Sonal Pandya
Mumbai, 28 Apr 2022 0:38 IST
Filmmaker Rahul Jain shows the dire environmental conditions of India's capital by examining the various causes of pollution and how we continue to ignore nature’s warnings.
In Rahul Jain’s Invisible Demons, which was premiered at the Cannes Festival last year, we see a Delhi that feature and ad filmmakers largely ignore, for obvious aesthetic reasons. Overwhelming smog, tight, dense spaces and dwindling green spaces are the norm in the documentary.
The filmmaker tries to understand and examine the overpowering habits of modern human consumption that have led us to this critical stage of the climate crisis. Jain even looks at his own role in the larger picture as a resident of the city.
Invisible Demons, which is in Hindi and English, is a thoughtful, penetrating look at the factors that contribute to the pollution in the city. The documentary is set in Delhi, but it could easily be the story of any metro in the country. As a Mumbai resident, I could relate with it.
Looking at the usage of air-conditioners, the overcrowding of roads with vehicles, crop burning and many other factors, the film delves into the issues that have led us to a point of no return, despite dire warnings from experts and climate scientists that have been consistently ignored.

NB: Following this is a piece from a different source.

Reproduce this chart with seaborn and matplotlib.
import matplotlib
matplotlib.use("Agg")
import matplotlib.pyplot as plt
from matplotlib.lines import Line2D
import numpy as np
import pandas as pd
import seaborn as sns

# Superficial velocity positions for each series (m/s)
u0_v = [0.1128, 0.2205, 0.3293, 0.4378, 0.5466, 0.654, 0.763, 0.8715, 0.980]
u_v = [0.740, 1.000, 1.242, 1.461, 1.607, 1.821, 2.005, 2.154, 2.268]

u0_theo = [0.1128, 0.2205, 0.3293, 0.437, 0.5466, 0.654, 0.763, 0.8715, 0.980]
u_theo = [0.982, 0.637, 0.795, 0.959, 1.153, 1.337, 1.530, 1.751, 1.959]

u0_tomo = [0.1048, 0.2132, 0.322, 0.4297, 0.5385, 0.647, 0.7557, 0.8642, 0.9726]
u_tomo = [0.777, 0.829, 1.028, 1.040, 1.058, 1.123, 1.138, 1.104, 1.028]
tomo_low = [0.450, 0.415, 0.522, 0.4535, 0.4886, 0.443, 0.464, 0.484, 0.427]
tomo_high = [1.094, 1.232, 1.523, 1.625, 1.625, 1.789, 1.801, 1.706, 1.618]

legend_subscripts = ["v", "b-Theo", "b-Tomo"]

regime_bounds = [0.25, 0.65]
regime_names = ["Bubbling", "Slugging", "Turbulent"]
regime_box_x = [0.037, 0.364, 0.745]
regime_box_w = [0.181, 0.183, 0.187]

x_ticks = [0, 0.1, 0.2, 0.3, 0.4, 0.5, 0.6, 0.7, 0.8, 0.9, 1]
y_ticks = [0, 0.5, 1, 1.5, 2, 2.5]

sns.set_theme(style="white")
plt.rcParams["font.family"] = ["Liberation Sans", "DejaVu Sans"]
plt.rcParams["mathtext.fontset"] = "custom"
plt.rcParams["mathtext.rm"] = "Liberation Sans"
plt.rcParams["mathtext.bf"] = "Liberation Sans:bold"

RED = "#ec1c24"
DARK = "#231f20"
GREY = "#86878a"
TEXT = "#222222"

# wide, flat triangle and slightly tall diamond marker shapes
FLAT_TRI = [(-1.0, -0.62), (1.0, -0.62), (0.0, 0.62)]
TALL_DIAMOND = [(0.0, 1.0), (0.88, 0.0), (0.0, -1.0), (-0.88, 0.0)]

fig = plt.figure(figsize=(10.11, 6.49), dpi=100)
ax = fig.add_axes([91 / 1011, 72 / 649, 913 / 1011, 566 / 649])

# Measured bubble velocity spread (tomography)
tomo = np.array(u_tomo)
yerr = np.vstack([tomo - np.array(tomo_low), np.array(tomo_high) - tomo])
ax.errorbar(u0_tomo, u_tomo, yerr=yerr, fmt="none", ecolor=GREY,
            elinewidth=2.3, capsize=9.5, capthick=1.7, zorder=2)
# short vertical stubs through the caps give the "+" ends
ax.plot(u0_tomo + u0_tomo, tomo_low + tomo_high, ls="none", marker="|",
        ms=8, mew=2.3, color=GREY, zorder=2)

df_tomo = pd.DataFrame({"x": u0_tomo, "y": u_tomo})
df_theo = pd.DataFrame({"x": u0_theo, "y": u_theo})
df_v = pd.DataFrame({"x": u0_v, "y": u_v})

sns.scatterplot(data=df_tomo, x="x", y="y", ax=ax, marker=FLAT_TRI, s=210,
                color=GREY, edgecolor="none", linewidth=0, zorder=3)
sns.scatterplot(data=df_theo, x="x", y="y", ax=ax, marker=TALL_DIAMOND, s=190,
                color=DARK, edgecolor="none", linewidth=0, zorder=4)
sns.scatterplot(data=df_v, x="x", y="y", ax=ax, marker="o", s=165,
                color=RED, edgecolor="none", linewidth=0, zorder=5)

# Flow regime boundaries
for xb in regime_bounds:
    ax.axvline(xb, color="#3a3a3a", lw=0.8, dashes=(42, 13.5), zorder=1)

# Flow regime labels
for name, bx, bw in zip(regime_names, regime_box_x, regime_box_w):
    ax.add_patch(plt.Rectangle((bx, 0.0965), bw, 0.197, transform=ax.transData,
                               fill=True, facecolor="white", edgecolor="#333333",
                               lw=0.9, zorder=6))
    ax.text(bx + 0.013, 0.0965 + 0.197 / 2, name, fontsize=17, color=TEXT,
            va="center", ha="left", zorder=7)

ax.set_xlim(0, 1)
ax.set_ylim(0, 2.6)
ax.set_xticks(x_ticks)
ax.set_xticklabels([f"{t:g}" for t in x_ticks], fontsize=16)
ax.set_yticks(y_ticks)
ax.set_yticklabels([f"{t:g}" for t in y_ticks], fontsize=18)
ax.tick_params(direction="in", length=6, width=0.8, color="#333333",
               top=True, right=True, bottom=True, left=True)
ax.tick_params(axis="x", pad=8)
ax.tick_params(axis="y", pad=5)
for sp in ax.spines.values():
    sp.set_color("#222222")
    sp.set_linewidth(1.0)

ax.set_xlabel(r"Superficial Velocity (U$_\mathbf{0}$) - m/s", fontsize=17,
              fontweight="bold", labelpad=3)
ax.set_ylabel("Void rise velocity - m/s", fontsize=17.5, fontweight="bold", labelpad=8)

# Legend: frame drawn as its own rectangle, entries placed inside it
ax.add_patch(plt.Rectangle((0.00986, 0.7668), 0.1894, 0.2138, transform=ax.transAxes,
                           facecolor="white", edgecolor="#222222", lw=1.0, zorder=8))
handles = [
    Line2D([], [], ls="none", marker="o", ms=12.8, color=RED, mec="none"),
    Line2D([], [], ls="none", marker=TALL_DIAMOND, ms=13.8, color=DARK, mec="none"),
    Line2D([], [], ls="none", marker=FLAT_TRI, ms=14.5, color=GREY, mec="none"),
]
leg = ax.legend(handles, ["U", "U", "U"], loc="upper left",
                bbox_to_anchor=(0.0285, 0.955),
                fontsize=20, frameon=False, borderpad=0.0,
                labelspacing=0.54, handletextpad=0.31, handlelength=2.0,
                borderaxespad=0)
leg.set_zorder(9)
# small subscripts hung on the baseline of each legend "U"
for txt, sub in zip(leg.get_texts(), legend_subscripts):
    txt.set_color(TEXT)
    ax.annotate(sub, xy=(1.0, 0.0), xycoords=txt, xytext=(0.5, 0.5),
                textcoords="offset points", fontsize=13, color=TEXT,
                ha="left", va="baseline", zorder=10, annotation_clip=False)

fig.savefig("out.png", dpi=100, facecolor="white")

Jain interviews ordinary residents of the city, from the working class to students, and those who have no choice but to continue contributing to the pollution as they have no other avenue of livelihood. There are disturbing visuals of the black, polluted Yamuna leading to the larger, looming water crisis, demonstrating how much more the poor suffer, even though their carbon footprint is far less.

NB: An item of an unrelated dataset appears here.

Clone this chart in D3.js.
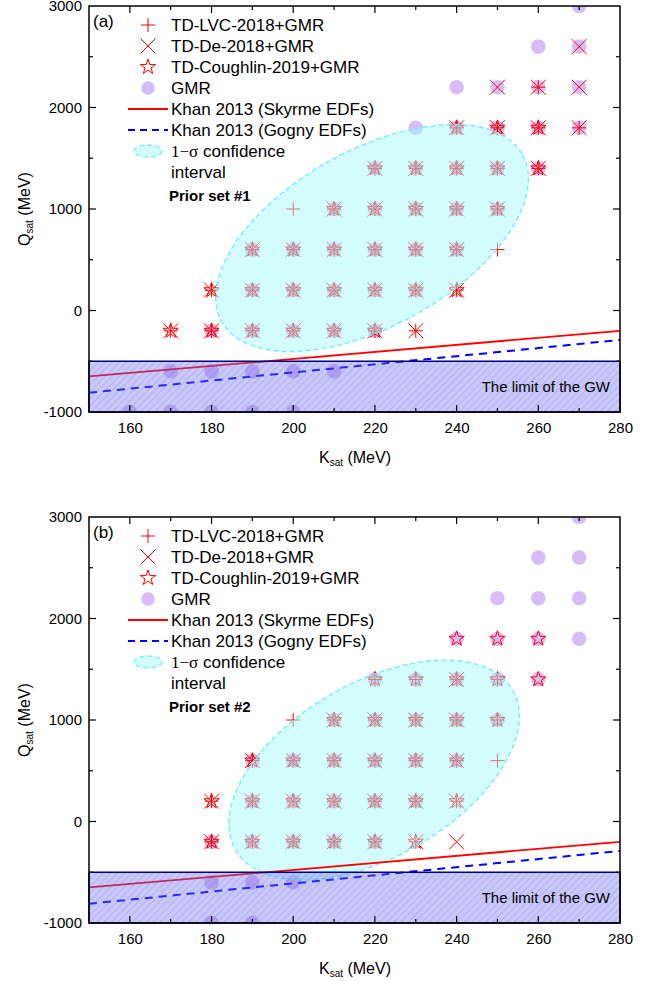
<!DOCTYPE html>
<html>
<head>
<meta charset="utf-8">
<script src="https://cdn.jsdelivr.net/npm/d3@7/dist/d3.min.js"></script>
<style>
  body { margin: 0; background: #fff; }
  text { font-family: "Liberation Sans", Arial, sans-serif; fill: #000; }
</style>
</head>
<body>
<div id="chart"></div>
<script>
// tick values
var kTicks = [160, 180, 200, 220, 240, 260, 280];
var qTicks = [-1000, 0, 1000, 2000, 3000];

// each row: [Qsat, [Ksat values]]
var gmrA = [
  [3000, [270]],
  [2600, [260, 270]],
  [2200, [240, 250, 260, 270]],
  [1800, [230, 240, 250, 260, 270]],
  [1400, [220, 230, 240, 250, 260]],
  [1000, [210, 220, 230, 240, 250]],
  [600, [190, 200, 210, 220, 230, 240]],
  [200, [190, 200, 210, 220, 230]],
  [-200, [180, 190, 200, 210, 220]],
  [-600, [170, 180, 190, 200, 210]],
  [-1000, [160, 170, 180, 190, 200]]
];
var lvcA = [
  [2200, [260]],
  [1800, [240, 250, 260, 270]],
  [1400, [220, 230, 240, 250, 260]],
  [1000, [200, 210, 220, 230, 240, 250]],
  [600, [190, 200, 210, 220, 230, 240, 250]],
  [200, [180, 190, 200, 210, 220, 230, 240]],
  [-200, [170, 180, 190, 200, 210, 220, 230]]
];
var deA = [
  [2600, [270]],
  [2200, [250, 260, 270]],
  [1800, [240, 250, 260, 270]],
  [1400, [220, 230, 240, 250, 260]],
  [1000, [210, 220, 230, 240, 250]],
  [600, [190, 200, 210, 220, 230, 240]],
  [200, [180, 190, 200, 210, 220, 230, 240]],
  [-200, [170, 180, 190, 200, 210, 220, 230]]
];
var coughA = [
  [1800, [240, 250, 260]],
  [1400, [220, 230, 240, 250, 260]],
  [1000, [210, 220, 230, 240, 250]],
  [600, [190, 200, 210, 220, 230, 240]],
  [200, [180, 190, 200, 210, 220, 230, 240]],
  [-200, [170, 180, 190, 200, 210, 220]]
];

var gmrB = [
  [3000, [270]],
  [2600, [260, 270]],
  [2200, [250, 260, 270]],
  [1800, [240, 250, 260, 270]],
  [1400, [220, 230, 240, 250, 260]],
  [1000, [210, 220, 230, 240, 250]],
  [600, [190, 200, 210, 220, 230, 240]],
  [200, [190, 200, 210, 220, 230]],
  [-200, [180, 190, 200, 210, 220]],
  [-600, [180, 190, 200]],
  [-1000, [180, 190]]
];
var lvcB = [
  [1400, [220, 230, 240, 250]],
  [1000, [200, 210, 220, 230, 240, 250]],
  [600, [190, 200, 210, 220, 230, 240, 250]],
  [200, [180, 190, 200, 210, 220, 230, 240]],
  [-200, [180, 190, 200, 210, 220, 230]]
];
var deB = [
  [1400, [240]],
  [1000, [210, 220, 230, 240]],
  [600, [190, 200, 210, 220, 230, 240]],
  [200, [180, 190, 200, 210, 220, 230, 240]],
  [-200, [180, 190, 200, 210, 220, 230, 240]]
];
var coughB = [
  [1800, [240, 250, 260]],
  [1400, [220, 230, 240, 250, 260]],
  [1000, [210, 220, 230, 240, 250]],
  [600, [190, 200, 210, 220, 230, 240]],
  [200, [180, 190, 200, 210, 220, 230, 240]],
  [-200, [180, 190, 200, 210, 220, 230]]
];

// Khan 2013 correlations (Ksat, Qsat end points)
var khanSkyrme = [[150, -650], [280, -200]];
var khanGogny = [[150, -810], [280, -290]];
var gwLimit = -500;

var legendLabels = ["TD-LVC-2018+GMR", "TD-De-2018+GMR", "TD-Coughlin-2019+GMR", "GMR",
  "Khan 2013 (Skyrme EDFs)", "Khan 2013 (Gogny EDFs)"];

var svgWidth = 657;
var svgHeight = 981;

var svg = d3.select("#chart").append("svg")
  .attr("width", svgWidth)
  .attr("height", svgHeight);

var defs = svg.append("defs");
var hatch = defs.append("pattern")
  .attr("id", "hatch")
  .attr("patternUnits", "userSpaceOnUse")
  .attr("width", 5).attr("height", 5)
  .attr("patternTransform", "rotate(45)");
hatch.append("rect").attr("width", 5).attr("height", 5).attr("fill", "rgb(105,105,240)").attr("fill-opacity", 0.36);
hatch.append("line").attr("x1", 0).attr("y1", 0).attr("x2", 0).attr("y2", 5)
  .attr("stroke", "rgb(80,80,210)").attr("stroke-opacity", 0.35).attr("stroke-width", 1.2);

var flat = rows => rows.flatMap(r => r[1].map(k => ({ k: k, q: r[0] })));

var plusPath = "M-7,0H7M0,-7V7";
var crossPath = "M-7.5,-7.5L7.5,7.5M-7.5,7.5L7.5,-7.5";
var starPath = d3.symbol().type(d3.symbolStar).size(72)();

function drawPanel(opt) {
  var x = d3.scaleLinear().domain([150, 280]).range([89, 620]);
  var y = d3.scaleLinear().domain([-1000, 3000]).range([opt.bottom, opt.top]);
  var g = svg.append("g");

  defs.append("clipPath").attr("id", "clip" + opt.id)
    .append("rect").attr("x", 89).attr("y", opt.top).attr("width", 531).attr("height", opt.bottom - opt.top);
  var plot = g.append("g").attr("clip-path", "url(#clip" + opt.id + ")");

  // GMR circles
  plot.append("g").selectAll("circle")
    .data(flat(opt.gmr)).enter().append("circle")
    .attr("cx", d => x(d.k)).attr("cy", d => y(d.q)).attr("r", 7.3)
    .attr("fill", "#b07cf2").attr("fill-opacity", 0.5);

  function markers(rows, path) {
    plot.append("g").selectAll("path")
      .data(flat(rows)).enter().append("path")
      .attr("d", path)
      .attr("transform", d => `translate(${x(d.k)},${y(d.q)})`)
      .attr("fill", "none").attr("stroke", "#ff0000").attr("stroke-width", 1);
  }
  markers(opt.lvc, plusPath);
  markers(opt.de, crossPath);
  markers(opt.cough, starPath);

  // 1-sigma ellipse
  var e = opt.ellipse;
  plot.append("ellipse")
    .attr("cx", 0).attr("cy", 0).attr("rx", e.a).attr("ry", e.b)
    .attr("transform", `translate(${x(e.k)},${y(e.q)}) rotate(${e.angle})`)
    .attr("fill", "rgb(168,250,250)").attr("fill-opacity", 0.5)
    .attr("stroke", "rgb(120,236,245)").attr("stroke-width", 1.4)
    .attr("stroke-dasharray", "5,3");

  // Khan lines
  var line = d3.line().x(d => x(d[0])).y(d => y(d[1]));
  plot.append("path").attr("d", line(khanSkyrme))
    .attr("fill", "none").attr("stroke", "#ff0000").attr("stroke-width", 1.8);
  plot.append("path").attr("d", line(khanGogny))
    .attr("fill", "none").attr("stroke", "#0000ff").attr("stroke-width", 2)
    .attr("stroke-dasharray", "8,6");

  // GW limit region
  g.append("rect")
    .attr("x", x(150)).attr("y", y(gwLimit))
    .attr("width", x(280) - x(150)).attr("height", y(-1000) - y(gwLimit))
    .attr("fill", "url(#hatch)").attr("stroke", "#000080").attr("stroke-width", 1.5);
  g.append("text")
    .attr("x", 610).attr("y", y(-750) + 5)
    .attr("text-anchor", "end").style("font-size", "15px")
    .text("The limit of the GW");

  // axes
  var major = 7, minor = 4;
  g.append("g").attr("transform", `translate(0,${opt.bottom})`)
    .call(d3.axisBottom(x).tickValues(kTicks).tickFormat(d => String(d)).tickSize(0).tickPadding(10))
    .call(a => a.select(".domain").remove())
    .selectAll("text").style("font-size", "15px").style("font-family", "Liberation Sans, Arial");
  g.append("g").attr("transform", "translate(89,0)")
    .call(d3.axisLeft(y).tickValues(qTicks).tickFormat(d => String(d)).tickSize(0).tickPadding(7))
    .call(a => a.select(".domain").remove())
    .selectAll("text").style("font-size", "15px").style("font-family", "Liberation Sans, Arial");

  var ticks = g.append("g").attr("stroke", "#000").attr("stroke-width", 1.2);
  d3.range(160, 280, 10).forEach(function (k) {
    var len = (k % 20 === 0) ? major : minor;
    ticks.append("line").attr("x1", x(k)).attr("x2", x(k)).attr("y1", opt.bottom).attr("y2", opt.bottom - len);
    ticks.append("line").attr("x1", x(k)).attr("x2", x(k)).attr("y1", opt.top).attr("y2", opt.top + len);
  });
  d3.range(-500, 3000, 500).forEach(function (q) {
    var len = (q % 1000 === 0) ? major : minor;
    ticks.append("line").attr("x1", 89).attr("x2", 89 + len).attr("y1", y(q)).attr("y2", y(q));
    ticks.append("line").attr("x1", 620).attr("x2", 620 - len).attr("y1", y(q)).attr("y2", y(q));
  });
  g.append("rect").attr("x", 89).attr("y", opt.top).attr("width", 531).attr("height", opt.bottom - opt.top)
    .attr("fill", "none").attr("stroke", "#000").attr("stroke-width", 1.5);

  // axis titles
  var xt = g.append("text").attr("x", 355).attr("y", opt.bottom + 51)
    .attr("text-anchor", "middle").style("font-size", "16px");
  xt.append("tspan").text("K");
  xt.append("tspan").attr("dy", 3).style("font-size", "10px").text("sat");
  xt.append("tspan").attr("dy", -3).text(" (MeV)");

  var yt = g.append("text")
    .attr("transform", `translate(30,${(opt.top + opt.bottom) / 2}) rotate(-90)`)
    .attr("text-anchor", "middle").style("font-size", "16px");
  yt.append("tspan").text("Q");
  yt.append("tspan").attr("dy", 3).style("font-size", "10px").text("sat");
  yt.append("tspan").attr("dy", -3).text(" (MeV)");

  // panel tag
  g.append("text").attr("x", 93).attr("y", opt.top + 21).style("font-size", "17px").text(opt.tag);

  // legend
  var rows = [19, 40, 61, 82, 103, 124, 145, 166, 190].map(v => opt.top + v);
  var lx = 148, tx = 171;
  var leg = g.append("g");
  leg.append("path").attr("d", plusPath).attr("transform", `translate(${lx},${rows[0]})`)
    .attr("fill", "none").attr("stroke", "#ff0000").attr("stroke-width", 1);
  leg.append("path").attr("d", crossPath).attr("transform", `translate(${lx},${rows[1]})`)
    .attr("fill", "none").attr("stroke", "#ff0000").attr("stroke-width", 1);
  leg.append("path").attr("d", starPath).attr("transform", `translate(${lx},${rows[2]})`)
    .attr("fill", "none").attr("stroke", "#ff0000").attr("stroke-width", 1);
  leg.append("circle").attr("cx", lx).attr("cy", rows[3]).attr("r", 6.8)
    .attr("fill", "#b07cf2").attr("fill-opacity", 0.5);
  leg.append("line").attr("x1", 128).attr("x2", 168).attr("y1", rows[4]).attr("y2", rows[4])
    .attr("stroke", "#ff0000").attr("stroke-width", 1.8);
  leg.append("line").attr("x1", 128).attr("x2", 168).attr("y1", rows[5]).attr("y2", rows[5])
    .attr("stroke", "#0000ff").attr("stroke-width", 2).attr("stroke-dasharray", "7,5");
  leg.append("ellipse").attr("cx", lx).attr("cy", rows[6]).attr("rx", 14).attr("ry", 6)
    .attr("fill", "rgb(168,250,250)").attr("fill-opacity", 0.5)
    .attr("stroke", "rgb(120,236,245)").attr("stroke-width", 1.4).attr("stroke-dasharray", "5,3");

  legendLabels.forEach(function (t, i) {
    leg.append("text").attr("x", tx).attr("y", rows[i] + 6).style("font-size", "17px").text(t);
  });
  var sig = leg.append("text").attr("x", tx).attr("y", rows[6] + 6).style("font-size", "17px");
  sig.append("tspan").style("font-family", "Liberation Serif, Times New Roman, serif").text("1\u2212\u03c3");
  sig.append("tspan").text(" confidence");
  leg.append("text").attr("x", tx).attr("y", rows[7] + 6).style("font-size", "17px").text("interval");
  leg.append("text").attr("x", tx - 2).attr("y", rows[8] + 5).style("font-size", "15px")
    .style("font-weight", "bold").text(opt.prior);
}

drawPanel({
  id: "a", top: 6, bottom: 412, tag: "(a)", prior: "Prior set #1",
  gmr: gmrA, lvc: lvcA, de: deA, cough: coughA,
  ellipse: { k: 219.3, q: 714, a: 172, b: 88, angle: -29 }
});
drawPanel({
  id: "b", top: 517, bottom: 923, tag: "(b)", prior: "Prior set #2",
  gmr: gmrB, lvc: lvcB, de: deB, cough: coughB,
  ellipse: { k: 219.8, q: 507, a: 160, b: 87, angle: -30 }
});
</script>
</body>
</html>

The statistics shown in the documentary are not just alarming, they are damning. The sequence about the daily waning air quality followed by an NDTV reporter is disquieting. And yet, there is little being done. Part of it is due to human apathy, even through threat to our health, part likely due to the larger changes we have to bring in our overall lifestyles.
The lenses of cinematographers Saumyananda 'Somo' Sahi, Tuomo Hutri and Rodrigo Trejo Villanueva highlight this point with unbalanced sequences — men and women inhaling oxygen through a mask, women in saris performing religious ceremonies standing in a deeply polluted, foamy river, and two cows eating a plastic bag in a giant landfill.
These distressing visuals are enhanced by composer Kimmo Pohjonen's score. It paints a painful picture of the pace of development. Is it really worth it in the end?
The invisible demons of the title, the deadly air particles that permeate the atmosphere, are probed up close. The documentary ends as the COVID-19 pandemic is hitting the country, which can easily add another chapter to this already essential story.
Invisible Demons leaves with no easy solutions on what can be done to reverse these uninhabitable conditions. This is a task all of us need to tackle together.
Invisible Demons is being screened at the 20th Indian Film Festival of Los Angeles from 28 April to 1 May 2022.